American Forces Press Service
May 6, 2009 - Expansion efforts are well under way in southern Afghanistan, where most of the 21,000 troops deploying to the country this summer will be concentrated. Leaders at every level are working around the clock to ensure basic infrastructure is in place to continue receiving troops in Kandahar before sending them out to the forward operating bases, which are in various stages of development throughout the region, U.S. Forces Afghanistan officials said.
"Every FOB we construct will be expeditionary," Army Command Sgt. Maj. Iuniasolua Savusa said during a May 1 visit to the area. "Incoming troops will get the basics to maintain safety and do their missions. This expansion was meant to be austere."
Savusa, command sergeant major for NATO's International Security Assistance Force and U.S. Forces Afghanistan, said that translates to basic life-support needs such as using tents for sleeping and work space and setting up dining facilities, showers and toilets.
As FOB development continues, troops could remain in Kandahar for several weeks before deploying out to their final destinations throughout the summer months, he said.

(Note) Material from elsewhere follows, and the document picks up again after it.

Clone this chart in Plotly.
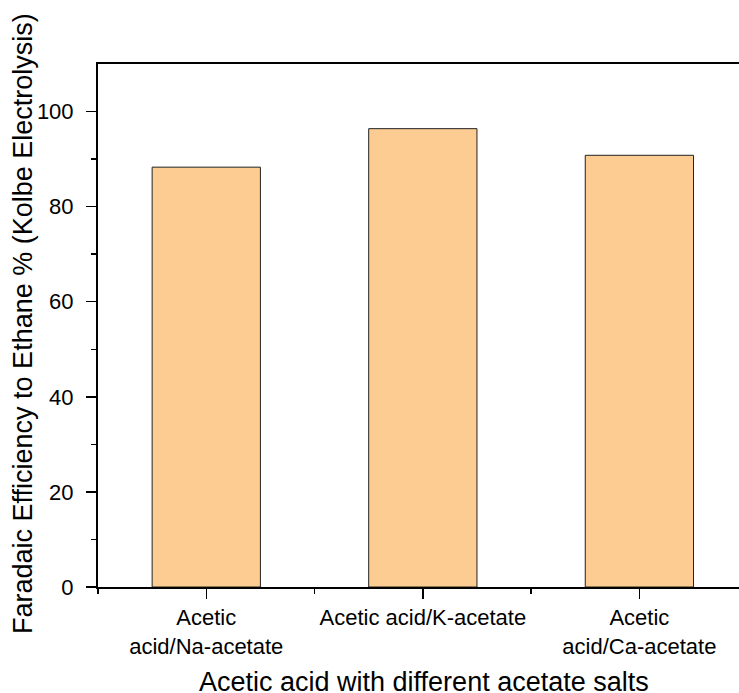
import plotly.graph_objects as go

categories = ["Acetic<br>acid/Na-acetate", "Acetic acid/K-acetate", "Acetic<br>acid/Ca-acetate"]
efficiency = [88.3, 96.4, 90.8]
positions = [0, 1, 2]
y_ticks = [0, 20, 40, 60, 80, 100]

FONT = "Liberation Sans, Arial, sans-serif"
W, H = 739, 693
L, R, T, B = 98, 0, 64, 106

fig = go.Figure()
fig.add_trace(go.Bar(
    x=positions, y=efficiency, width=0.5,
    marker=dict(color="#FDCC92", line=dict(color="#222222", width=1)),
))

fig.update_layout(
    width=W, height=H,
    margin=dict(l=L, r=R, t=T, b=B, autoexpand=False),
    paper_bgcolor="white", plot_bgcolor="white",
    showlegend=False,
    font=dict(family=FONT, color="black"),
    bargap=0,
)
fig.update_xaxes(
    range=[-0.5, 2.46], tickmode="array", tickvals=positions, ticktext=categories,
    showline=True, linecolor="black", linewidth=2, mirror=True,
    ticks="outside", ticklen=10, tickwidth=1.5, tickcolor="black",
    tickfont=dict(size=22, family=FONT, color="black"),
    minor=dict(tickvals=[-0.5, 0.5, 1.5], ticks="outside", ticklen=5, tickwidth=1.5, tickcolor="black"),
    showgrid=False, zeroline=False, fixedrange=True,
)
fig.update_yaxes(
    range=[0, 110], tickmode="array", tickvals=y_ticks,
    showline=True, linecolor="black", linewidth=2,
    ticks="outside", ticklen=10, tickwidth=1.5, tickcolor="black",
    tickfont=dict(size=22, family=FONT, color="black"),
    ticklabelstandoff=8,
    minor=dict(tickvals=[10, 30, 50, 70, 90], ticks="outside", ticklen=5, tickwidth=1.5, tickcolor="black"),
    showgrid=False, zeroline=False, fixedrange=True,
)

pw = W - L - R
ph = H - T - B
fig.add_annotation(
    text="Faradaic Efficiency to Ethane % (Kolbe Electrolysis)",
    xref="paper", yref="paper",
    x=(23 - L) / pw, y=(H - B - 324) / ph,
    xanchor="center", yanchor="middle", textangle=-90, showarrow=False,
    borderpad=0,
    font=dict(size=27, family=FONT, color="black"),
)
fig.add_annotation(
    text="Acetic acid with different acetate salts",
    xref="paper", yref="paper",
    x=(424 - L) / pw, y=-(682 - (H - B)) / ph,
    xanchor="center", yanchor="middle", showarrow=False,
    borderpad=0,
    font=dict(size=27, family=FONT, color="black"),
)

fig.write_html(
    "out.html",
    config={"displayModeBar": False, "staticPlot": True},
    post_script="document.body.style.margin='0';document.body.style.overflow='hidden';",
)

Army Command Sgt. Maj. Mike Schultz, Joint Sustainment Command Afghanistan's command sergeant major, said it's all about expectation management. He knows first-hand the importance of this, he noted. His own unit, the 143rd Expeditionary Sustainment Command, was re-missioned from Kuwait to Afghanistan, and his command prepared the soldiers for what they could expect when arriving in Kandahar.
"The reality of the life troops are going to have for the amount of time they are [in Kandahar] is that it will be overcrowded," Schultz said.

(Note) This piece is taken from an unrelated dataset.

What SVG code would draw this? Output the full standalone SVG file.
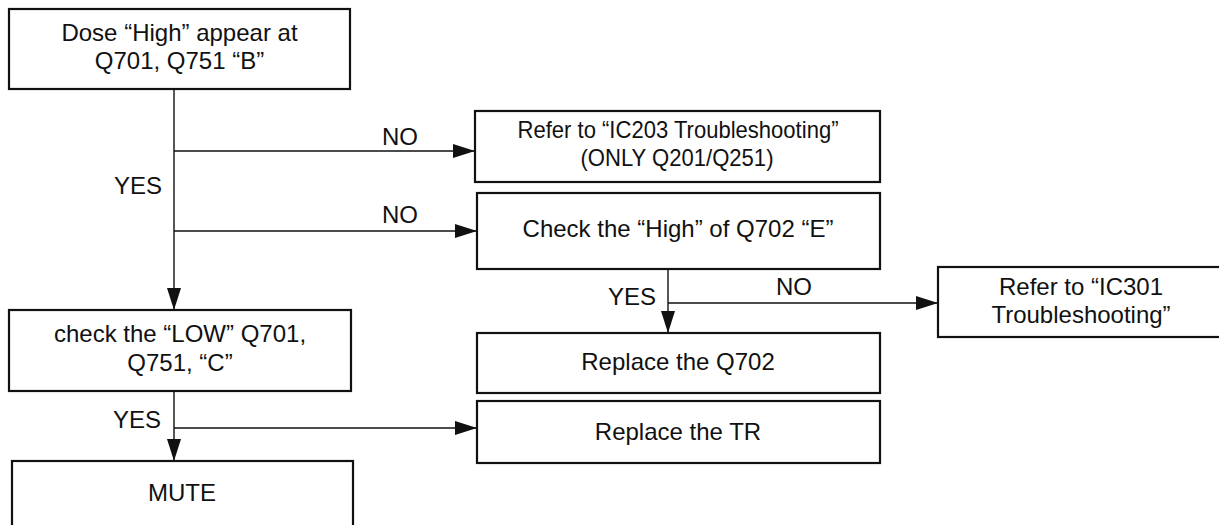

Depending on their expectations, troops either can be "pleasantly surprised that it's not as bad as they expected or it'll be exactly what they thought it would be like," Schultz said. He added that facilities such as gyms, small post exchanges and Internet cafes are being built as well to give troops a place to unwind and be positively engaged.
"The amount of U.S. troops coming in and the amount of space we're trying to put them in is our biggest issue," Schultz said. "It's all dependent on the FOBs. We're relying on a lot of contractors and a lot of other civilians to help build some of these FOBs. We can't [send the troops to the forward bases] if there is no life support."
And it's not just contractors who are doing the heavy lifting. The Navy Seabees and the Army's 4th Engineer Brigade, which was just relocated from Iraq, are putting up buildings and life-support systems throughout southern Afghanistan.
Marines are putting up tents and setting up cots they've just received in preparation for the 2nd Marine Expeditionary Brigade, which will arrive soon. They also are laying matting in the desert to create a helicopter landing pad.
Plans are in the works to develop Air Force-approved landing strips for C-130s and other fixed-wing aircraft at several locations. This is vital for logistical support to the remote areas, officials said.
Resourcing the needs is the biggest issue, as supply systems are inundated with requests for everything from nails to electrical wire. Air-conditioning units for the sleep and work tents are on order and will be a welcome sight when they arrive, as temperatures in the south already are hovering in the high 90s most afternoons. Awaiting the arrival of those resources has caused some frustration, but at the same time has kept leaders engaged.
"There's that point of frustration where we all learn and learn quick," Savusa said. "We learn about each other, we learn about our mission, and we learn how to get along with each other, because if we don't, we all fail with what we're here to do to support our troops."